GOAN ATOM
Caroline Bergvall, . . Krupskaya, $9 (80pp) ISBN 978-1-928650-08-9
In her second book, English poet and performance artist Bergvall builds and demolishes a set of phonetic analogies between words and bodies; both are permeable, expanding and contracting, accepting improvised additions and rejecting some: "Nothing can compare/ to te icdil of body past/ humanolo clac/ crowded physiques wat mumbl 'vaseline.'" And both are erotic sites ("Ambient fish fuckflowers bloom in your mouth") that harbor the potential —"defaced milkmachines"—of gendered violence.
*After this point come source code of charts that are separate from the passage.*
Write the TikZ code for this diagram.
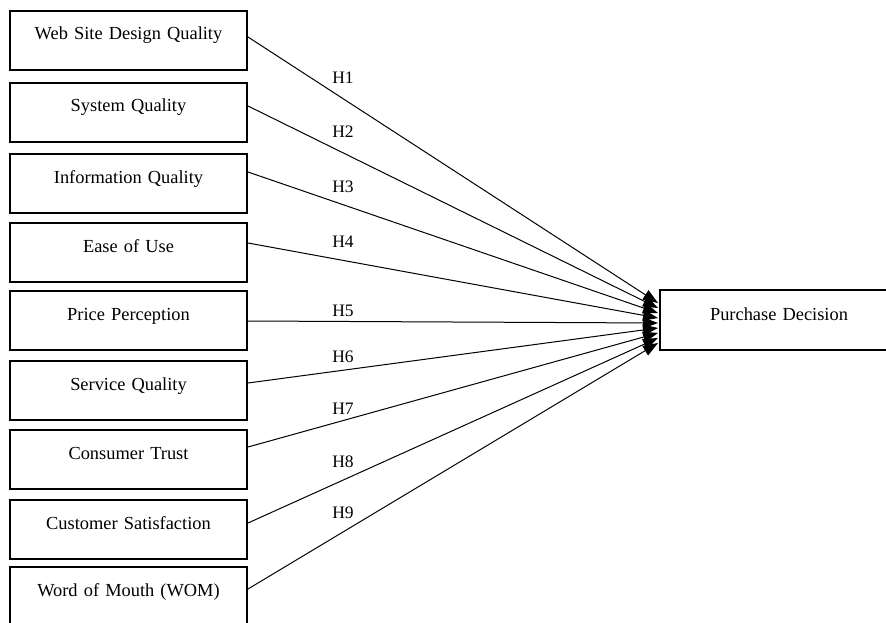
\documentclass[tikz,border=0pt]{standalone}
\usepackage{fontspec}
\setmainfont{Liberation Serif}
\usetikzlibrary{arrows.meta,calc}
\begin{document}
\begin{tikzpicture}[x=1pt,y=-1pt,
  varbox/.style={draw, line width=2pt, anchor=north west, inner xsep=0pt, inner ysep=0pt,
    text width=237pt, align=center, text height=29pt, text depth=30pt,
    font=\fontsize{18.4}{21}\selectfont},
  hyplabel/.style={font=\fontsize{17.5}{20}\selectfont, inner sep=0pt},
  conn/.style={line width=1pt, -{Triangle[length=15pt,width=11pt]}}]
\clip (0,0) rectangle (886,623);
\node[varbox] (b1) at (9,10)  {Web Site Design Quality};
\node[varbox] (b2) at (9,82)  {System Quality};
\node[varbox] (b3) at (9,153) {Information Quality};
\node[varbox] (b4) at (9,222) {Ease of Use};
\node[varbox] (b5) at (9,290) {Price Perception};
\node[varbox] (b6) at (9,360) {Service Quality};
\node[varbox] (b7) at (9,429) {Consumer Trust};
\node[varbox] (b8) at (9,499) {Customer Satisfaction};
\node[varbox] (b9) at (9,566) {Word of Mouth (WOM)};
\node[varbox, text width=238pt, text height=30pt, text depth=30pt] (pd) at (659,289) {Purchase Decision};
\node[hyplabel] (h1) at (343,78)  {H1};
\node[hyplabel] (h2) at (343,132) {H2};
\node[hyplabel] (h3) at (343,187) {H3};
\node[hyplabel] (h4) at (343,242) {H4};
\node[hyplabel] (h5) at (343,311) {H5};
\node[hyplabel] (h6) at (343,357) {H6};
\node[hyplabel] (h7) at (343,409) {H7};
\node[hyplabel] (h8) at (343,462) {H8};
\node[hyplabel] (h9) at (343,513) {H9};
\draw[conn] ($(b1.north east)+(0,27)$) -- ($(pd.north west)+(-1,14)$);
\draw[conn] ($(b2.north east)+(0,24)$) -- ($(pd.north west)+(-1,19)$);
\draw[conn] ($(b3.north east)+(0,19)$) -- ($(pd.north west)+(-1,24)$);
\draw[conn] ($(b4.north east)+(0,21)$) -- ($(pd.north west)+(-1,29)$);
\draw[conn] ($(b5.north east)+(0,31)$) -- ($(pd.north west)+(-1,34)$);
\draw[conn] ($(b6.north east)+(0,23)$) -- ($(pd.north west)+(-1,39)$);
\draw[conn] ($(b7.north east)+(0,18)$) -- ($(pd.north west)+(-1,44)$);
\draw[conn] ($(b8.north east)+(0,24)$) -- ($(pd.north west)+(-1,49)$);
\draw[conn] ($(b9.north east)+(0,23)$) -- ($(pd.north west)+(-1,54)$);
\end{tikzpicture}
\end{document}
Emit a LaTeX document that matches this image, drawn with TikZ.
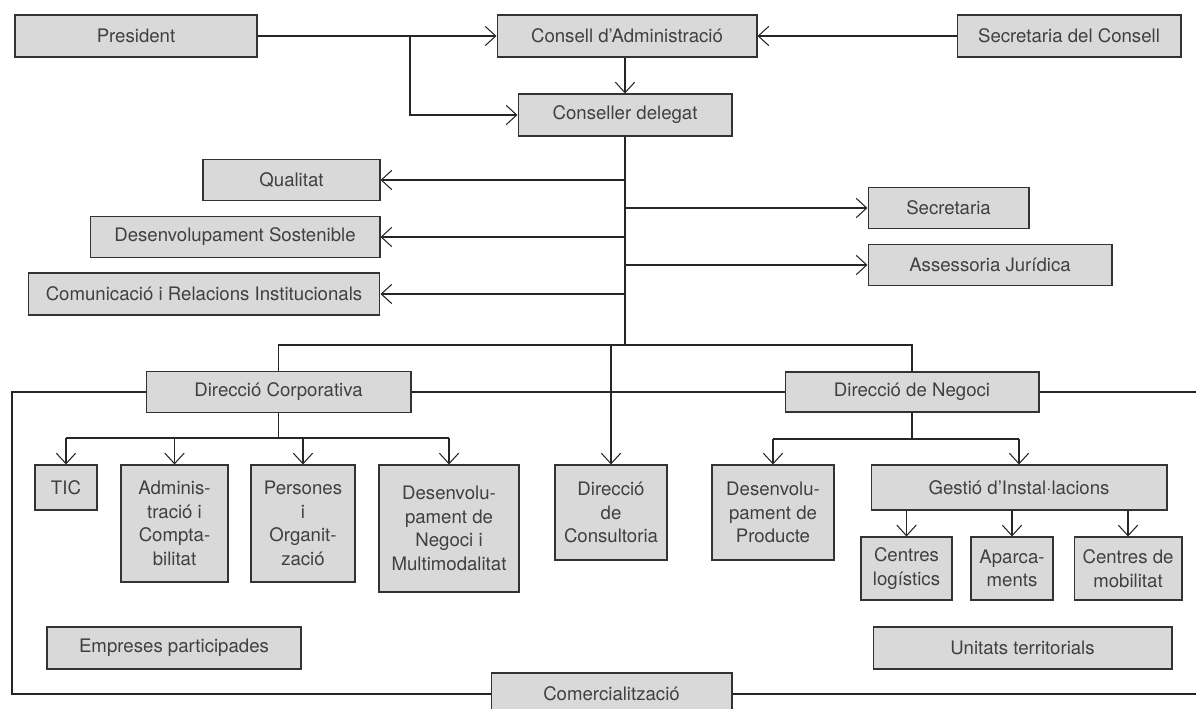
\documentclass[tikz,border=0pt]{standalone}
\usepackage{fontspec}
\setmainfont{TeX Gyre Heros}
\usetikzlibrary{arrows.meta}

\begin{document}
\begin{tikzpicture}[x=0.02cm, y=-0.02cm, line width=0.6pt, color=black!85,
	box/.style={draw=black!80, fill=black!15, text=black!75, inner sep=0pt, align=center, font=\fontsize{10.6}{13.4}\selectfont},
	arr/.style={-{Straight Barb[length=6pt, width=11pt]}}]
	\useasboundingbox (0,0) rectangle (1196,709);

	\node[box, minimum width=4.84cm, minimum height=0.84cm] (pres) at (136,36) {President};
	\node[box, minimum width=5.2cm, minimum height=0.84cm] (consell) at (627,36) {Consell d’Administració};
	\node[box, minimum width=4.48cm, minimum height=0.84cm] (secc) at (1069,36) {Secretaria del Consell};
	\node[box, minimum width=4.28cm, minimum height=0.84cm] (cdel) at (625,115) {Conseller delegat};

	\node[box, minimum width=3.54cm, minimum height=0.82cm] (qual) at (291.5,180) {Qualitat};
	\node[box, minimum width=3.22cm, minimum height=0.82cm] (secr) at (948.5,208) {Secretaria};
	\node[box, minimum width=5.8cm, minimum height=0.82cm] (desos) at (235,237) {Desenvolupament Sostenible};
	\node[box, minimum width=4.88cm, minimum height=0.82cm] (asses) at (990,265) {Assessoria Jurídica};
	\node[box, minimum width=7.04cm, minimum height=0.84cm] (comun) at (204,294) {Comunicació i Relacions Institucionals};

	\node[box, minimum width=5.3cm, minimum height=0.82cm] (dcorp) at (278.5,392) {Direcció Corporativa};
	\node[box, minimum width=5.08cm, minimum height=0.8cm] (dneg) at (912,392) {Direcció de Negoci};

	\node[box, minimum width=1.24cm, minimum height=0.9cm] (tic) at (66,487.5) {TIC};
	\node[box, minimum width=2.14cm, minimum height=2.34cm] (admin) at (174.5,523.5) {Adminis-\\tració i\\Compta-\\bilitat};
	\node[box, minimum width=2.08cm, minimum height=2.34cm] (pers) at (303,523.5) {Persones\\i\\Organit-\\zació};
	\node[box, minimum width=2.8cm, minimum height=2.54cm] (dnm) at (449,528.5) {Desenvolu-\\pament de\\Negoci i\\Multimodalitat};
	\node[box, minimum width=2.24cm, minimum height=1.9cm] (dcons) at (611,512.5) {Direcció\\de\\Consultoria};
	\node[box, minimum width=2.44cm, minimum height=1.9cm] (dprod) at (773,512.5) {Desenvolu-\\pament de\\Producte};
	\node[box, minimum width=5.92cm, minimum height=0.9cm] (gest) at (1019,487.5) {Gestió d’Instal·lacions};
	\node[box, minimum width=1.82cm, minimum height=1.26cm] (clog) at (906.5,568.5) {Centres\\logístics};
	\node[box, minimum width=1.64cm, minimum height=1.26cm] (aparc) at (1012,568.5) {Aparca-\\ments};
	\node[box, minimum width=2.16cm, minimum height=1.26cm] (cmob) at (1128,568.5) {Centres de\\mobilitat};

	\node[box, minimum width=5.08cm, minimum height=0.84cm] (empr) at (174,648) {Empreses participades};
	\node[box, minimum width=5.98cm, minimum height=0.84cm] (unit) at (1022.5,648) {Unitats territorials};
	\node[box, minimum width=4.82cm, minimum height=0.84cm] (comer) at (611.5,694) {Comercialització};

	\coordinate (pbr) at (410,36);
	\coordinate (hub) at (625,345);
	\coordinate (cbar) at (278.5,438);
	\coordinate (nbar) at (912,439);
	\coordinate (fl) at (12,392);
	\coordinate (fb) at (12,694);
	\coordinate (fr) at (1200,392);
	\coordinate (fbr) at (1200,694);

	\draw[arr] (pres) -- (consell);
	\draw[arr] (secc) -- (consell);
	\draw[arr] (pbr) |- (cdel.west);
	\draw[arr] (consell.south -| cdel.north) -- (cdel.north);

	\draw (cdel.south) -- (hub);
	\foreach \n in {qual,desos,comun}
		\draw[arr] (hub |- \n.east) -- (\n.east);
	\foreach \n in {secr,asses}
		\draw[arr] (hub |- \n.west) -- (\n.west);

	\draw (dcorp.north) -- (dcorp.north |- hub) -- (dneg.north |- hub) -- (dneg.north);
	\draw[arr] (dcons.north |- hub) -- (dcons.north);

	\draw (dcorp.west) -- (fl) -- (fb) -- (comer.west);
	\draw (comer.east) -- (fbr);
	\draw (dcorp.east) -- (dneg.west);
	\draw (dneg.east) -- (fr);

	\draw (dcorp.south) -- (cbar);
	\draw (tic.north |- cbar) -- (dnm.north |- cbar);
	\foreach \n in {tic,admin,pers,dnm}
		\draw[arr] (\n.north |- cbar) -- (\n.north);

	\draw (dneg.south) -- (nbar);
	\draw (dprod.north |- nbar) -- (gest.north |- nbar);
	\foreach \n in {dprod,gest}
		\draw[arr] (\n.north |- nbar) -- (\n.north);
	\foreach \n in {clog,aparc,cmob}
		\draw[arr] (\n.north |- gest.south) -- (\n.north);
\end{tikzpicture}
\end{document}
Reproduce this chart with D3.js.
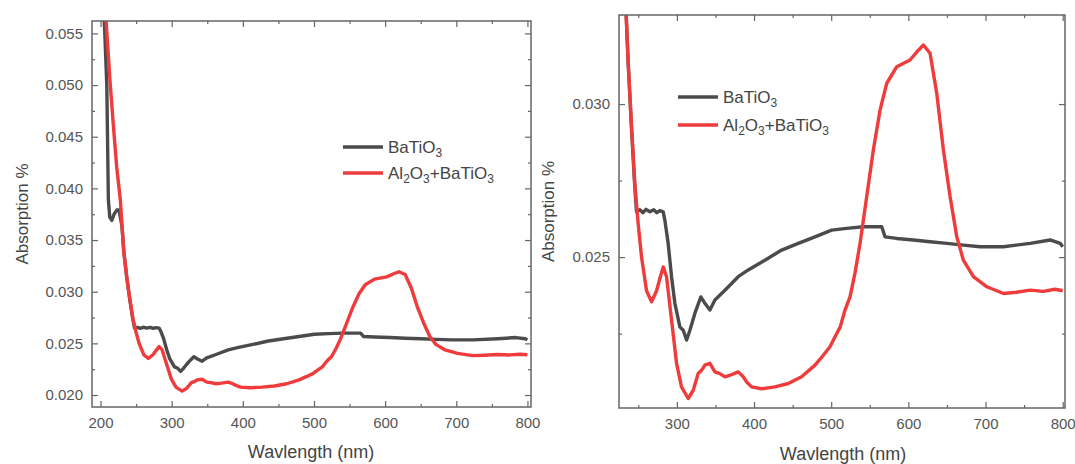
<!DOCTYPE html>
<html>
<head>
<meta charset="utf-8">
<script src="https://cdn.jsdelivr.net/npm/d3@7"></script>
<style>
  body { margin: 0; background: #fff; }
  svg { font-family: "Liberation Sans", Arial, sans-serif; }
  .tick text { fill: #555; font-size: 15px; }
  .tick line { stroke: #666; stroke-width: 1.2; }
</style>
</head>
<body>
<script>
// BaTiO3 spectrum (gray)
var batioWl = [202, 204, 206, 208.8, 211, 213, 215.9, 219, 222.8, 226, 230, 233, 237, 241, 245, 247.7, 252, 256, 260, 265, 270, 274, 278, 282.3,
  284.4, 288.7, 293.1, 297.4, 303.9, 308.2, 312.6, 316.9, 323.3, 331.1, 336.3, 342.8, 349.3, 362.3, 379.5, 392.5, 414.1, 435.8,
  457.3, 479, 500.6, 520, 541.6, 565.5, 569.8, 585, 606.5, 628.1, 649.8, 671.3, 693, 723.3, 757.9, 783.8, 796.8, 800];
var batioAbs = [0.062, 0.058, 0.055, 0.050, 0.0389, 0.0372, 0.0369, 0.0375, 0.0379, 0.0379, 0.0364, 0.0337, 0.0313, 0.0293, 0.0275, 0.02648,
  0.02655, 0.02645, 0.02656, 0.02648, 0.02655, 0.02645, 0.02652, 0.02648,
  0.02621, 0.02545, 0.02436, 0.02349, 0.02272, 0.02261, 0.02229, 0.02261, 0.02316, 0.0237, 0.02349, 0.02327, 0.0236, 0.02392, 0.02436, 0.02458, 0.0249, 0.02523,
  0.02545, 0.02566, 0.02588, 0.02594, 0.02599, 0.02599, 0.02566, 0.02561, 0.02556, 0.0255, 0.02545, 0.02539, 0.02534, 0.02534, 0.02545, 0.02556, 0.02545, 0.02534];

// Al2O3+BaTiO3 spectrum (red)
var alWl = [205, 208, 213.5, 218, 222.8, 227.8, 232.5, 236.8, 241.2, 245.5, 249.8, 254.2, 260.7, 267.2, 273.7, 278, 282.3, 286.6, 293.1, 299.6,
  306, 314.7, 321.2, 327.6, 332, 336.3, 342.8, 349.3, 355, 362.3, 370, 379.5, 386, 391, 396.9, 409.9, 427.1, 444.4, 461.7, 479, 490,
  498.4, 505, 511.7, 517.9, 524.4, 531, 537.4, 546, 554.6, 563.3, 572, 585, 602.2, 613, 619.5, 628.1, 636.8, 645.4, 654.1, 662.8,
  671.3, 684.3, 701.7, 723.3, 740, 757.9, 775, 790, 800];
var alAbs = [0.0590, 0.0560, 0.0502, 0.0461, 0.0420, 0.0389, 0.0340, 0.0314, 0.0293, 0.0274, 0.0261, 0.0250, 0.0239, 0.02354, 0.0239, 0.0243,
  0.02468, 0.02436, 0.02294, 0.02153, 0.02076, 0.02038, 0.02065, 0.0212, 0.0213, 0.02147, 0.02153, 0.02125, 0.0212, 0.02109, 0.02115,
  0.02125, 0.02109, 0.0209, 0.02076, 0.0207, 0.02076, 0.02087, 0.02109, 0.02147, 0.0218, 0.02207, 0.0224, 0.02272, 0.02327, 0.0237,
  0.0245, 0.02545, 0.02697, 0.0285, 0.0298, 0.03068, 0.03122, 0.03144, 0.03176, 0.03193, 0.03166, 0.03035, 0.0285, 0.02697, 0.02566,
  0.0249, 0.02436, 0.02403, 0.02381, 0.02385, 0.02392, 0.02388, 0.02395, 0.0239];

var seriesNames = ['BaTiO3', 'Al2O3+BaTiO3'];
var seriesColors = ['#4b4b4b', '#ef3b3b'];

var leftXTicks = [200, 300, 400, 500, 600, 700, 800];
var leftXMinor = [250, 350, 450, 550, 650, 750];
var leftYTicks = [0.020, 0.025, 0.030, 0.035, 0.040, 0.045, 0.050, 0.055];
var leftYMinor = [0.0225, 0.0275, 0.0325, 0.0375, 0.0425, 0.0475, 0.0525];
var rightXTicks = [300, 400, 500, 600, 700, 800];
var rightXMinor = [250, 350, 450, 550, 650, 750];
var rightYTicks = [0.025, 0.030];
var rightYMinor = [0.0225, 0.0275];

var svg = d3.select('body').append('svg')
            .attr('width', 1075)
            .attr('height', 464);

var panels = [
  { id: 'p1', left: 92, right: 531, top: 21, bottom: 407, xDomain: [188, 805], yDomain: [0.01884, 0.0562],
    xTicks: leftXTicks, xMinor: leftXMinor, yTicks: leftYTicks, yMinor: leftYMinor,
    yLabelX: 22, xLabelX: 311, xLabelY: 458, legend: { x: 343, y: 147, gap: 26 } },
  { id: 'p2', left: 619, right: 1065, top: 15, bottom: 408, xDomain: [225, 803], yDomain: [0.02007, 0.03291],
    xTicks: rightXTicks, xMinor: rightXMinor, yTicks: rightYTicks, yMinor: rightYMinor,
    yLabelX: 548, xLabelX: 843, xLabelY: 460, legend: { x: 678, y: 97, gap: 28 } }
];

var series = [
  batioWl.map(function(w, i){ return [w, batioAbs[i]]; }),
  alWl.map(function(w, i){ return [w, alAbs[i]]; })
];

panels.forEach(function(p){
  var x = d3.scaleLinear().domain(p.xDomain).range([p.left, p.right]);
  var y = d3.scaleLinear().domain(p.yDomain).range([p.bottom, p.top]);
  var g = svg.append('g').classed(p.id, true);

  g.append('clipPath').attr('id', 'clip-' + p.id)
   .append('rect')
   .attr('x', p.left).attr('y', p.top)
   .attr('width', p.right - p.left).attr('height', p.bottom - p.top);

  var line = d3.line()
               .x(function(d){ return x(d[0]); })
               .y(function(d){ return y(d[1]); });

  g.append('g').attr('clip-path', 'url(#clip-' + p.id + ')')
   .selectAll('path')
   .data(series)
   .enter()
   .append('path')
   .attr('d', line)
   .attr('fill', 'none')
   .attr('stroke', function(d, i){ return seriesColors[i]; })
   .attr('stroke-width', 3.4)
   .attr('stroke-linejoin', 'round');

  // ticks point inward on all four sides
  var fmt = d3.format('.3f');
  var bottomAxis = g.append('g').attr('transform', 'translate(0,' + p.bottom + ')')
                    .call(d3.axisBottom(x).tickValues(p.xTicks).tickSize(-6).tickPadding(10).tickFormat(d3.format('d')));
  g.append('g').attr('transform', 'translate(0,' + p.bottom + ')')
   .call(d3.axisBottom(x).tickValues(p.xMinor).tickSize(-3).tickFormat(''));
  g.append('g').attr('transform', 'translate(0,' + p.top + ')')
   .call(d3.axisTop(x).tickValues(p.xTicks).tickSize(-6).tickFormat(''));
  g.append('g').attr('transform', 'translate(0,' + p.top + ')')
   .call(d3.axisTop(x).tickValues(p.xMinor).tickSize(-3).tickFormat(''));
  g.append('g').attr('transform', 'translate(' + p.left + ',0)')
   .call(d3.axisLeft(y).tickValues(p.yTicks).tickSize(-6).tickPadding(9).tickFormat(fmt));
  g.append('g').attr('transform', 'translate(' + p.left + ',0)')
   .call(d3.axisLeft(y).tickValues(p.yMinor).tickSize(-3).tickFormat(''));
  g.append('g').attr('transform', 'translate(' + p.right + ',0)')
   .call(d3.axisRight(y).tickValues(p.yTicks).tickSize(-6).tickFormat(''));
  g.append('g').attr('transform', 'translate(' + p.right + ',0)')
   .call(d3.axisRight(y).tickValues(p.yMinor).tickSize(-3).tickFormat(''));
  g.selectAll('.domain').remove();

  g.append('rect')
   .attr('x', p.left).attr('y', p.top)
   .attr('width', p.right - p.left).attr('height', p.bottom - p.top)
   .attr('fill', 'none')
   .attr('stroke', '#666')
   .attr('stroke-width', 1.5);

  g.append('text')
   .attr('text-anchor', 'middle')
   .attr('x', p.xLabelX).attr('y', p.xLabelY)
   .attr('fill', '#444')
   .style('font-size', '18px')
   .text('Wavlength (nm)');

  g.append('text')
   .attr('text-anchor', 'middle')
   .attr('transform', 'translate(' + p.yLabelX + ',' + ((p.top + p.bottom) / 2) + ') rotate(-90)')
   .attr('dy', '0.35em')
   .attr('fill', '#444')
   .style('font-size', '17px')
   .text('Absorption %');

  // legend
  var leg = g.append('g').attr('transform', 'translate(' + p.legend.x + ',' + p.legend.y + ')');
  seriesNames.forEach(function(name, i){
    var yy = i * p.legend.gap;
    leg.append('line')
       .attr('x1', 0).attr('x2', 40).attr('y1', yy).attr('y2', yy)
       .attr('stroke', seriesColors[i]).attr('stroke-width', 3.4);
    var t = leg.append('text').attr('x', 45).attr('y', yy + 6)
               .attr('fill', '#444').style('font-size', '17px');
    // split into plain text and subscript digits
    var parts = name.match(/[A-Za-z+]+|\d+/g);
    parts.forEach(function(part){
      var isSub = /^\d+$/.test(part);
      t.append('tspan')
       .attr('dy', isSub ? 4 : (part === parts[0] ? 0 : -4))
       .style('font-size', isSub ? '12px' : '17px')
       .text(part);
    });
  });
});
</script>
</body>
</html>
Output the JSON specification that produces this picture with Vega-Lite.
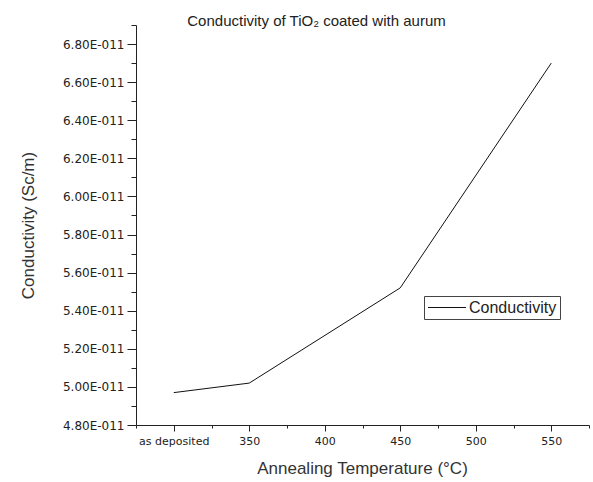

As words in this book-length sequence transmute letters to each other, "and nof invers at the tips," the problems of entering a foreign language (French in particular), or of reproducing unwritten dialects (English working-class dialects) further complicate matters: "Sgot/ a wides lit/ down the lily/ sgot avide slot." Sequences tend to begin with a dramatic announcement—"Enters the EVERY HOST"—and then give way to free association and transmutation of phonetic elements: "Enter DOLLY / Entered enters / Enters entered / Enter entre / en train en trail / en trav Ail Aïe". One or two blank pages often dramatize and theatricalize the entrance of these quasi-characters: "Clever holly / polie penny // sits on the cha / irk daisy." Such childish sing-songiness points the book's larger linguistic experiments toward the initial phases of language learning, and toward the fluid, uncertain linguistic signs there in play. Anyone who has seen Bergvall perform this or other works will know this book is only half the story, but its logical loops well-outline a minute drama—that of tracking a mutating linguistic sign as a species of corporeal, social thinking.